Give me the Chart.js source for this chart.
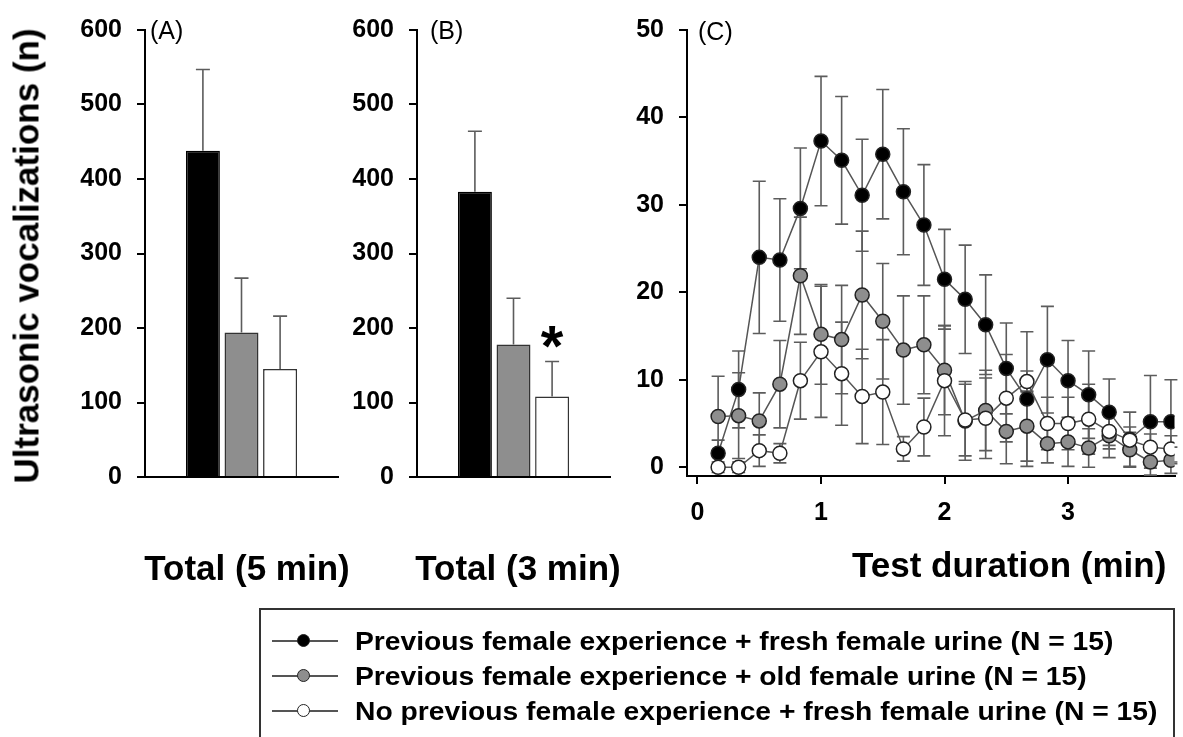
<!DOCTYPE html>
<html>
<head>
<meta charset="utf-8">
<script src="https://cdn.jsdelivr.net/npm/chart.js@4.4.1/dist/chart.umd.min.js"></script>
<style>
  html, body { margin: 0; padding: 0; background: #fff; }
  #wrap { position: relative; width: 1183px; height: 737px; overflow: hidden;
          font-family: "Liberation Sans", Arial, Helvetica, sans-serif; color: #000; }
  canvas { position: absolute; left: 0; top: 0; }
  .title { position: absolute; white-space: nowrap; font-weight: bold; font-size: 35px; line-height: 1; }
  .panel { position: absolute; white-space: nowrap; font-size: 25px; line-height: 1; transform: translateY(-50%); }
  #legend { position: absolute; left: 259px; top: 608px; width: 916px; height: 140px;
            border: 2px solid #333; box-sizing: border-box; }
  .row { position: absolute; left: 0; height: 0; }
  .row .ln { position: absolute; left: 272px; width: 66px; top: -1px; border-top: 2px solid #555; }
  .row .dot { position: absolute; left: 297px; top: -7px; width: 11px; height: 11px;
              border: 1.5px solid #222; border-radius: 50%; }
  .row .txt { position: absolute; left: 355px; top: 0; white-space: nowrap; font-weight: bold;
              font-size: 25px; line-height: 1; transform-origin: left center;
              transform: translateY(-50%) scaleX(1.13); }
</style>
</head>
<body>
<div id="wrap">
  <canvas id="cA" width="1183" height="737"></canvas>
  <canvas id="cB" width="1183" height="737"></canvas>
  <canvas id="cC" width="1183" height="737"></canvas>

  <div class="title" style="left:26px;top:256px;transform:translate(-50%,-50%) rotate(-90deg);font-size:35px;">Ultrasonic vocalizations (n)</div>
  <div class="title" style="left:247px;top:567px;transform:translate(-50%,-50%);">Total (5 min)</div>
  <div class="title" style="left:518px;top:567px;transform:translate(-50%,-50%);">Total (3 min)</div>
  <div class="title" style="left:852px;top:564px;transform:translateY(-50%);">Test duration (min)</div>

  <div class="panel" style="left:150px;top:30px;">(A)</div>
  <div class="panel" style="left:430px;top:30px;">(B)</div>
  <div class="panel" style="left:698px;top:31px;">(C)</div>

  <div id="legend"></div>
</div>

<script>
// groups, in legend order
const groups = [
  'Previous female experience + fresh female urine (N = 15)',
  'Previous female experience + old female urine (N = 15)',
  'No previous female experience + fresh female urine (N = 15)'
];
const fills = ['#000000', '#8e8e8e', '#ffffff'];

// panel A / B: totals (mean, SEM)
const total5 = [438, 194, 145];
const total5Err = [109, 73, 71];
const total3 = [383, 178, 108];
const total3Err = [81, 62, 47];
const barTicks = [0, 100, 200, 300, 400, 500, 600];

// panel C: 10 s bins (min)
const times = [0.167, 0.333, 0.5, 0.667, 0.833, 1.0, 1.167, 1.333, 1.5, 1.667, 1.833, 2.0,
               2.167, 2.333, 2.5, 2.667, 2.833, 3.0, 3.167, 3.333, 3.5, 3.667, 3.833];
const freshExp = [1.6, 8.9, 24.0, 23.7, 29.6, 37.3, 35.1, 31.1, 35.8, 31.5, 27.7, 21.5,
                  19.2, 16.3, 11.3, 7.8, 12.3, 9.9, 8.3, 6.3, 3.2, 5.2, 5.2];
const freshExpErr = [1.5, 4.4, 8.7, 7.0, 6.9, 7.4, 7.3, 6.4, 7.4, 7.2, 6.9, 5.7,
                     6.2, 5.7, 5.2, 7.7, 6.1, 4.6, 5.0, 3.8, 3.1, 5.3, 4.8];
const oldExp = [5.8, 5.9, 5.3, 9.5, 21.9, 15.2, 14.6, 19.7, 16.7, 13.4, 14.0, 11.1,
                5.3, 6.5, 4.1, 4.7, 2.7, 2.9, 2.2, 3.6, 2.0, 0.6, 0.8];
const oldExpErr = [4.6, 4.9, 3.2, 5.0, 6.7, 5.7, 6.2, 7.3, 6.6, 6.2, 5.6, 5.1,
                   4.5, 4.6, 3.7, 4.0, 2.2, 2.8, 2.2, 2.5, 2.0, 1.5, 1.5];
const freshNaive = [0.0, 0.0, 1.9, 1.6, 9.9, 13.2, 10.7, 8.1, 8.6, 2.1, 4.6, 9.9,
                    5.4, 5.6, 7.9, 9.8, 5.0, 5.0, 5.5, 4.1, 3.1, 2.3, 2.1];
const freshNaiveErr = [0.6, 0.6, 1.8, 1.1, 4.4, 7.5, 5.9, 5.4, 6.0, 1.4, 3.3, 6.3,
                       4.1, 4.6, 5.0, 1.2, 3.0, 3.0, 4.0, 2.0, 1.5, 1.5, 1.5];
const lineYTicks = [0, 10, 20, 30, 40, 50];
const lineXTicks = [0, 1, 2, 3];

const FONT = '"Liberation Sans", Arial, Helvetica, sans-serif';

// error bars: behind the markers for lines, on top for bars (upper half only)
function drawErrors(chart, kind) {
  const ctx = chart.ctx;
  const y = chart.scales.y;
  chart.data.datasets.forEach((ds, i) => {
    if (!ds.errors) return;
    const meta = chart.getDatasetMeta(i);
    if (meta.type !== kind) return;
    ctx.save();
    ctx.strokeStyle = '#5c5c5c';
    ctx.lineWidth = 1.6;
    meta.data.forEach((el, j) => {
      const v = kind === 'bar' ? ds.data[j] : ds.data[j].y;
      const e = ds.errors[j];
      const top = y.getPixelForValue(v + e);
      const bot = kind === 'bar' ? el.y : y.getPixelForValue(v - e);
      const half = kind === 'bar' ? 7 : 6.5;
      ctx.beginPath();
      ctx.moveTo(el.x, bot); ctx.lineTo(el.x, top);
      ctx.moveTo(el.x - half, top); ctx.lineTo(el.x + half, top);
      if (kind !== 'bar') { ctx.moveTo(el.x - half, bot); ctx.lineTo(el.x + half, bot); }
      ctx.stroke();
    });
    ctx.restore();
  });
}
const errorBars = {
  id: 'errorBars',
  beforeDatasetsDraw(chart) { drawErrors(chart, 'line'); },
  afterDatasetsDraw(chart) { drawErrors(chart, 'bar'); }
};

// significance star over the naive group in (B)
const starPlugin = {
  id: 'star',
  afterDatasetsDraw(chart) {
    const el = chart.getDatasetMeta(2).data[0];
    const top = chart.scales.y.getPixelForValue(total3[2] + total3Err[2]);
    const ctx = chart.ctx;
    ctx.save();
    ctx.font = 'bold 58px ' + FONT;
    ctx.fillStyle = '#000';
    ctx.textAlign = 'center';
    ctx.textBaseline = 'alphabetic';
    ctx.fillText('*', el.x, top + 4);
    ctx.restore();
  }
};

const axisBorder = { display: true, color: '#000', width: 2 };
const tickFont = { family: FONT, size: 25, weight: 'bold' };

function barPanel(id, vals, errs, left, right, bottom, extra) {
  return new Chart(document.getElementById(id), {
    type: 'bar',
    data: {
      labels: [''],
      datasets: groups.map((g, k) => ({
        label: g,
        data: [vals[k]],
        errors: [errs[k]],
        backgroundColor: fills[k],
        borderColor: k === 0 ? '#000' : '#333',
        borderWidth: 1.5,
        categoryPercentage: 0.6,
        barPercentage: 0.88
      }))
    },
    options: {
      responsive: false,
      animation: false,
      layout: { padding: { left: left - 80, right: 1183 - right, top: 23, bottom: 737 - bottom } },
      plugins: { legend: { display: false }, tooltip: { enabled: false } },
      scales: {
        x: {
          ticks: { display: false },
          grid: { display: false },
          border: axisBorder,
          afterFit(s) { s.height = 0; }
        },
        y: {
          min: 0, max: 600,
          afterBuildTicks(s) { s.ticks = barTicks.map(v => ({ value: v })); },
          afterFit(s) { s.width = 80; },
          ticks: { color: '#000', font: tickFont, padding: 15 },
          grid: { drawOnChartArea: false, drawTicks: true, tickLength: 8, color: '#000', lineWidth: 2 },
          border: axisBorder
        }
      }
    },
    plugins: extra
  });
}

barPanel('cA', total5, total5Err, 145, 338, 477, [errorBars]);
barPanel('cB', total3, total3Err, 417, 610, 477, [errorBars, starPlugin]);

const series = [freshExp, oldExp, freshNaive];
const seriesErr = [freshExpErr, oldExpErr, freshNaiveErr];

new Chart(document.getElementById('cC'), {
  type: 'line',
  data: {
    datasets: series.map((vals, k) => ({
      label: groups[k],
      data: times.map((t, i) => ({ x: t, y: vals[i] })),
      errors: seriesErr[k],
      borderColor: '#555',
      borderWidth: 1.5,
      pointRadius: 7,
      pointBorderWidth: 1.5,
      pointBorderColor: '#222',
      pointBackgroundColor: fills[k],
      tension: 0,
      order: 2 - k
    }))
  },
  options: {
    responsive: false,
    animation: false,
    layout: { padding: { left: 687 - 70, right: 0, top: 24, bottom: 737 - 476 - 60 } },
    plugins: { legend: { display: false }, tooltip: { enabled: false } },
    scales: {
      x: {
        type: 'linear',
        min: -0.085, max: 3.862,
        afterBuildTicks(s) { s.ticks = lineXTicks.map(v => ({ value: v })); },
        afterFit(s) { s.height = 60; },
        ticks: { color: '#000', font: tickFont, padding: 14 },
        grid: { drawOnChartArea: false, drawTicks: true, tickLength: 8, color: '#000', lineWidth: 2 },
        border: axisBorder
      },
      y: {
        min: -1, max: 50,
        afterBuildTicks(s) { s.ticks = lineYTicks.map(v => ({ value: v })); },
        afterFit(s) { s.width = 70; },
        ticks: { color: '#000', font: tickFont, padding: 15 },
        grid: { drawOnChartArea: false, drawTicks: true, tickLength: 8, color: '#000', lineWidth: 2 },
        border: axisBorder
      }
    }
  },
  plugins: [errorBars]
});

// legend rows
const wrap = document.getElementById('wrap');
const rowY = [641, 676, 711];
groups.forEach((g, k) => {
  const row = document.createElement('div');
  row.className = 'row';
  row.style.top = rowY[k] + 'px';
  row.innerHTML = '<div class="ln"></div><div class="dot" style="background:' + fills[k] + '"></div>' +
                  '<div class="txt"></div>';
  row.querySelector('.txt').textContent = g;
  wrap.appendChild(row);
});
</script>
</body>
</html>
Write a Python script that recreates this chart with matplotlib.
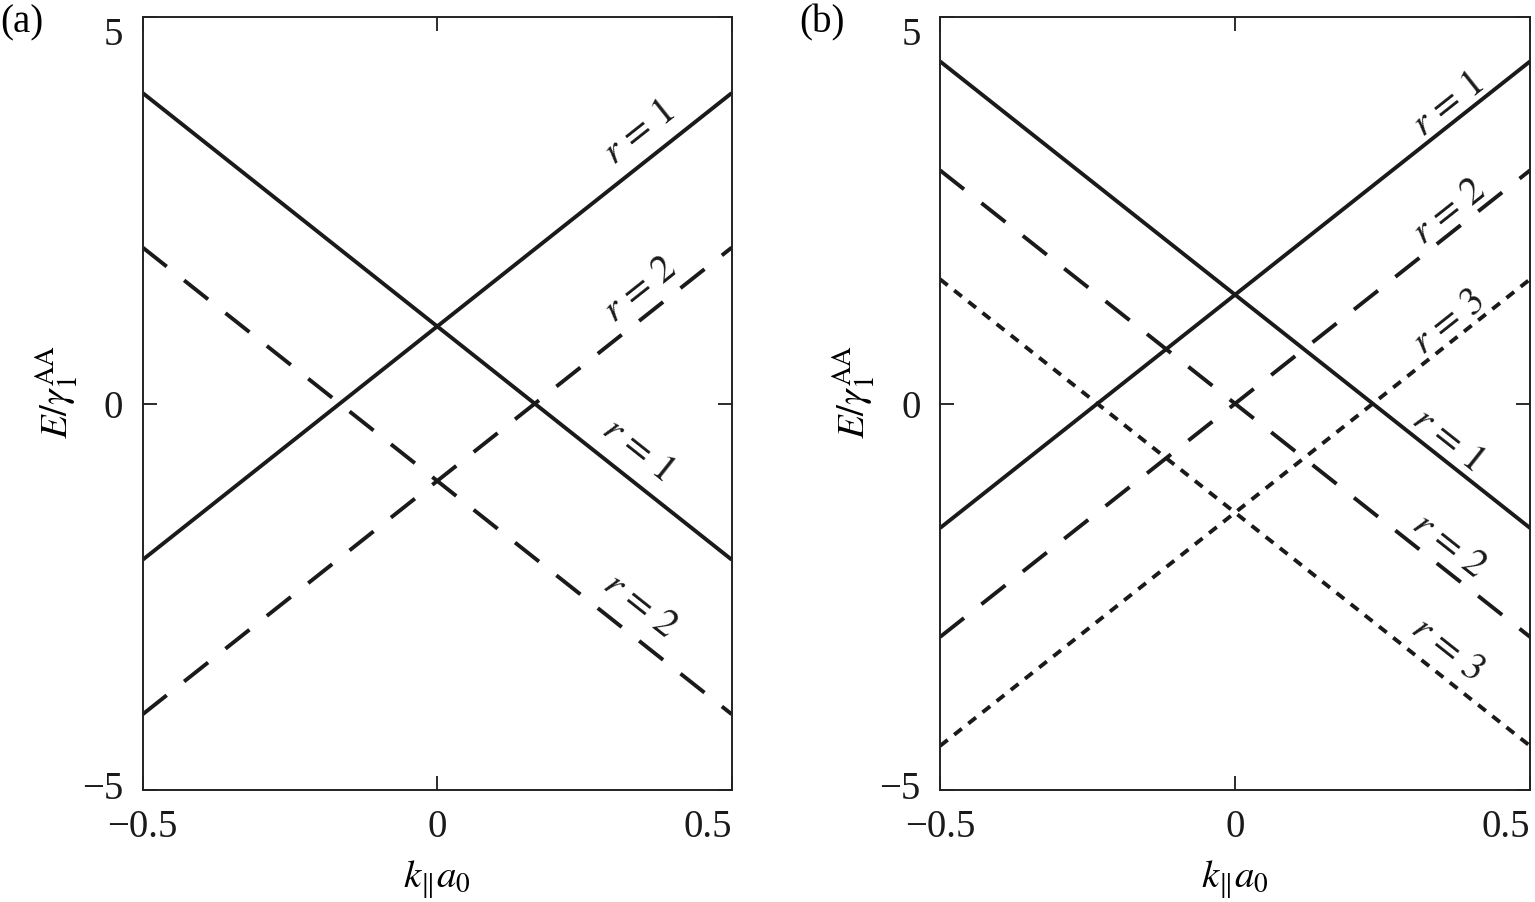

### Aim
Copy in full each line that holds the word "this".

### Correct answer
Give me the Chart.js source for this chart.
Write a Python script that recreates this chart with matplotlib.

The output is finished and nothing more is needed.